EXERCISE OBJECTIVE
Print exactly the lines from the first one down to the line containing "import numpy as np", both ends included, with no pictures and nothing else.

DATA EXTRACT
----

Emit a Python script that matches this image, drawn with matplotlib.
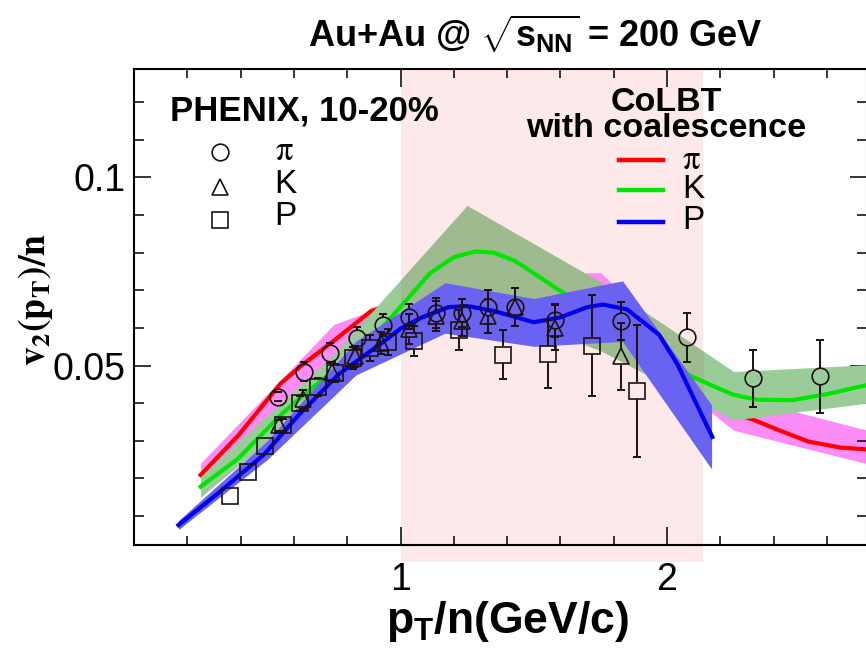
import matplotlib
matplotlib.use("Agg")
import matplotlib.pyplot as plt
import matplotlib.transforms as mtransforms
from matplotlib.patches import Rectangle
import numpy as np

plt.rcParams["font.family"] = ["Liberation Sans", "DejaVu Sans"]
plt.rcParams["mathtext.fontset"] = "custom"
plt.rcParams["mathtext.rm"] = "Liberation Sans:bold"
plt.rcParams["mathtext.it"] = "Liberation Sans:bold"
plt.rcParams["mathtext.bf"] = "Liberation Sans:bold"

# PHENIX Au+Au 10-20%, v2/n vs pT/n
pi_x = [0.540, 0.637, 0.737, 0.835, 0.934, 1.032, 1.132, 1.229, 1.328, 1.429, 1.579, 1.827, 2.075, 2.322, 2.572]
pi_y = [0.0417, 0.0484, 0.0534, 0.0573, 0.0608, 0.0630, 0.0640, 0.0640, 0.0655, 0.0655, 0.0620, 0.0618, 0.0575, 0.0466, 0.0471]
pi_err = [0.0012, 0.0025, 0.0026, 0.0030, 0.0030, 0.0034, 0.0040, 0.0038, 0.0045, 0.0050, 0.0044, 0.0050, 0.0065, 0.0076, 0.0097]

k_x = [0.543, 0.636, 0.743, 0.831, 0.927, 1.031, 1.132, 1.229, 1.328, 1.429, 1.579, 1.827]
k_y = [0.0341, 0.0410, 0.0484, 0.0524, 0.0560, 0.0597, 0.0631, 0.0618, 0.0631, 0.0655, 0.0600, 0.0524]
k_err = [0.0015, 0.0025, 0.0025, 0.0027, 0.0030, 0.0040, 0.0040, 0.0040, 0.0045, 0.0050, 0.0060, 0.0090]

p_x = [0.361, 0.426, 0.492, 0.559, 0.624, 0.689, 0.756, 0.822, 0.887, 0.952, 1.052, 1.219, 1.386, 1.552, 1.718, 1.887]
p_y = [0.0152, 0.0217, 0.0286, 0.0342, 0.0400, 0.0443, 0.0480, 0.0520, 0.0546, 0.0562, 0.0566, 0.0595, 0.0529, 0.0531, 0.0553, 0.0433]
p_err = [0.0, 0.0, 0.0, 0.0015, 0.0020, 0.0024, 0.0025, 0.0030, 0.0035, 0.0035, 0.0040, 0.0053, 0.0066, 0.0091, 0.0134, 0.0176]

# CoLBT with coalescence: central curves
pi_line_x = [0.25, 0.39, 0.55, 0.62, 0.75, 0.89, 1.00, 1.25, 1.50, 1.75, 2.00, 2.17, 2.25, 2.32, 2.42, 2.53, 2.65, 2.75]
pi_line_y = [0.0209, 0.0313, 0.0452, 0.0495, 0.0566, 0.0645, 0.0672, 0.0690, 0.0685, 0.0668, 0.0525, 0.0400, 0.0372, 0.0357, 0.0328, 0.0298, 0.0282, 0.0277]

k_line_x = [0.25, 0.39, 0.55, 0.62, 0.75, 0.84, 0.93, 1.03, 1.11, 1.20, 1.28, 1.35, 1.43, 1.60, 1.85, 2.08, 2.20, 2.25, 2.34, 2.47, 2.60, 2.75]
k_line_y = [0.0178, 0.0252, 0.0368, 0.0412, 0.0487, 0.0540, 0.0600, 0.0680, 0.0745, 0.0788, 0.0803, 0.0800, 0.0778, 0.0698, 0.0585, 0.0475, 0.0437, 0.0422, 0.0409, 0.0408, 0.0424, 0.0448]

p_line_x = [0.167, 0.32, 0.49, 0.62, 0.77, 0.93, 1.00, 1.08, 1.18, 1.25, 1.35, 1.50, 1.60, 1.70, 1.76, 1.85, 1.97, 2.04, 2.10, 2.17]
p_line_y = [0.0076, 0.0163, 0.0265, 0.0370, 0.0478, 0.0560, 0.0598, 0.0628, 0.0655, 0.0658, 0.0645, 0.0615, 0.0628, 0.0655, 0.0662, 0.0649, 0.0582, 0.0502, 0.0413, 0.0310]

# CoLBT uncertainty bands
pi_band_x = [0.25, 0.75, 1.25, 1.75, 2.25, 2.75]
pi_band_lo = [0.0178, 0.0520, 0.0630, 0.0610, 0.0328, 0.0239]
pi_band_hi = [0.0240, 0.0609, 0.0740, 0.0747, 0.0420, 0.0328]

k_band_x = [0.25, 0.75, 1.25, 1.75, 2.25, 2.75]
k_band_lo = [0.0150, 0.0445, 0.0670, 0.0540, 0.0355, 0.0400]
k_band_hi = [0.0205, 0.0530, 0.0925, 0.0722, 0.0484, 0.0502]

p_band_x = [0.167, 0.5, 0.833, 1.167, 1.5, 1.833, 2.167]
p_band_lo = [0.0064, 0.0250, 0.0475, 0.0586, 0.0551, 0.0564, 0.0225]
p_band_hi = [0.0088, 0.0300, 0.0565, 0.0720, 0.0678, 0.0725, 0.0395]

SHADE_LO, SHADE_HI = 1.0, 2.135
XLIM = (0.0, 2.75)
YLIM = (0.0023, 0.1288)

INK = "#1c1212"
MS = 12.0

fig = plt.figure(figsize=(8.66, 6.53), dpi=100)
ax = fig.add_axes([0.1547, 0.1654, 0.8464, 0.7289])
ax.set_xlim(*XLIM)
ax.set_ylim(*YLIM)

trans = mtransforms.blended_transform_factory(ax.transData, ax.transAxes)
ax.add_patch(Rectangle((SHADE_LO, -0.036), SHADE_HI - SHADE_LO, 1.036, transform=trans,
                       facecolor="#fde9e9", edgecolor="none", zorder=0, clip_on=False))

# model bands and curves, pion -> kaon -> proton
ax.fill_between(pi_band_x, pi_band_lo, pi_band_hi, color="#fb8cf6", lw=0, zorder=1)
ax.plot(pi_line_x, pi_line_y, color="#ff0000", lw=3, zorder=2)

ax.fill_between(k_band_x, k_band_lo, k_band_hi, color="#99cc99", lw=0, zorder=3)
shaded = ax.fill_between(k_band_x, k_band_lo, k_band_hi, color="#9dbb8f", lw=0, zorder=3.1)
shaded.set_clip_path(Rectangle((SHADE_LO, 0), SHADE_HI - SHADE_LO, 1, transform=trans))
ax.plot(k_line_x, k_line_y, color="#00e600", lw=3, zorder=4)

ax.fill_between(p_band_x, p_band_lo, p_band_hi, color="#6a62f0", lw=0, zorder=5)
ax.plot(p_line_x, p_line_y, color="#0000ee", lw=3, zorder=6)


def data_points(x, y, err, marker):
    x, y, err = np.asarray(x), np.asarray(y), np.asarray(err)
    px_per_unit = ax.get_window_extent().height / (YLIM[1] - YLIM[0])
    half = MS / 2 * fig.dpi / 72 / px_per_unit
    out = err > half
    ax.vlines(x[out], y[out] + half, y[out] + err[out], color=INK, lw=1.4, zorder=8)
    ax.vlines(x[out], y[out] - err[out], y[out] - half, color=INK, lw=1.4, zorder=8)
    has = err > 0
    for sign in (1, -1):
        ax.plot(x[has], y[has] + sign * err[has], ls="none", marker="_", ms=5.5,
                mew=1.4, color=INK, zorder=8)
    ax.plot(x, y, ls="none", marker=marker, ms=MS, mfc="none", mec=INK, mew=1.2, zorder=9)


data_points(pi_x, pi_y, pi_err, "o")
data_points(k_x, k_y, k_err, "^")
data_points(p_x, p_y, p_err, "s")

# axes frame and ticks
for s in ax.spines.values():
    s.set_linewidth(1.5)
ax.set_xticks([1, 2])
ax.set_xticklabels(["1", "2"])
ax.set_xticks(np.arange(0.2, 2.75, 0.2), minor=True)
ax.set_yticks([0.05, 0.1])
ax.set_yticklabels(["0.05", "0.1"])
ax.set_yticks(np.arange(0.01, 0.129, 0.01), minor=True)
ax.tick_params(which="both", direction="in", top=True, right=True, width=1.1, labelsize=27)
ax.tick_params(axis="x", which="major", length=13, pad=12)
ax.tick_params(axis="x", which="minor", length=6.5)
ax.tick_params(axis="y", which="major", length=12, pad=6)
ax.tick_params(axis="y", which="minor", length=7)

ax.set_xlabel(r"$\mathbf{p_{T}/n(GeV/c)}$", fontsize=32)
ax.xaxis.set_label_coords(0.510, -0.160)
ax.xaxis.label.set_va("center")
ax.set_ylabel(r"$\mathbf{v_{2}(p_{T})/n}$", fontsize=27, math_fontfamily="stix")
ax.yaxis.set_label_coords(-0.135, 0.515)
ax.yaxis.label.set_va("center")

fig.text(0.618, 0.928, r"Au+Au @ $\sqrt{s_{NN}}$ = 200 GeV", ha="center", va="baseline",
         fontsize=26, fontweight="bold")

PI = r"$\mathrm{\pi}$"


def entry_label(x, y, lab):
    if lab == PI:
        ax.text(x, y, lab, transform=ax.transAxes, fontsize=25, va="baseline",
                ha="left", math_fontfamily="stix")
    else:
        ax.text(x, y, lab, transform=ax.transAxes, fontsize=24, va="baseline", ha="left")


# PHENIX legend
ax.text(0.049, 0.891, "PHENIX, 10-20%", transform=ax.transAxes, fontsize=25,
        fontweight="bold", va="baseline", ha="left")
for yy, mk, lab, ly in [(0.826, "o", PI, 0.809), (0.752, "^", "K", 0.740),
                        (0.683, "s", "P", 0.672)]:
    ax.plot([0.117], [yy], transform=ax.transAxes, ls="none", marker=mk, ms=MS,
            mfc="none", mec=INK, mew=1.2, clip_on=False)
    entry_label(0.192, ly, lab)

# CoLBT legend
ax.text(0.726, 0.857, "CoLBT\nwith coalescence", transform=ax.transAxes, fontsize=24.5,
        fontweight="bold", ha="center", va="baseline", multialignment="center",
        linespacing=0.78)
for yy, col, lab, ly in [(0.809, "#ff0000", PI, 0.789), (0.746, "#00e600", "K", 0.729),
                         (0.679, "#0000ee", "P", 0.664)]:
    ax.plot([0.662, 0.722], [yy, yy], transform=ax.transAxes, color=col, lw=3.2)
    entry_label(0.748, ly, lab)

fig.savefig("out.png", dpi=100)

----

EXERCISE RESULT
Emit a Python script that matches this image, drawn with matplotlib.
import matplotlib
matplotlib.use("Agg")
import matplotlib.pyplot as plt
import matplotlib.transforms as mtransforms
from matplotlib.patches import Rectangle
import numpy as np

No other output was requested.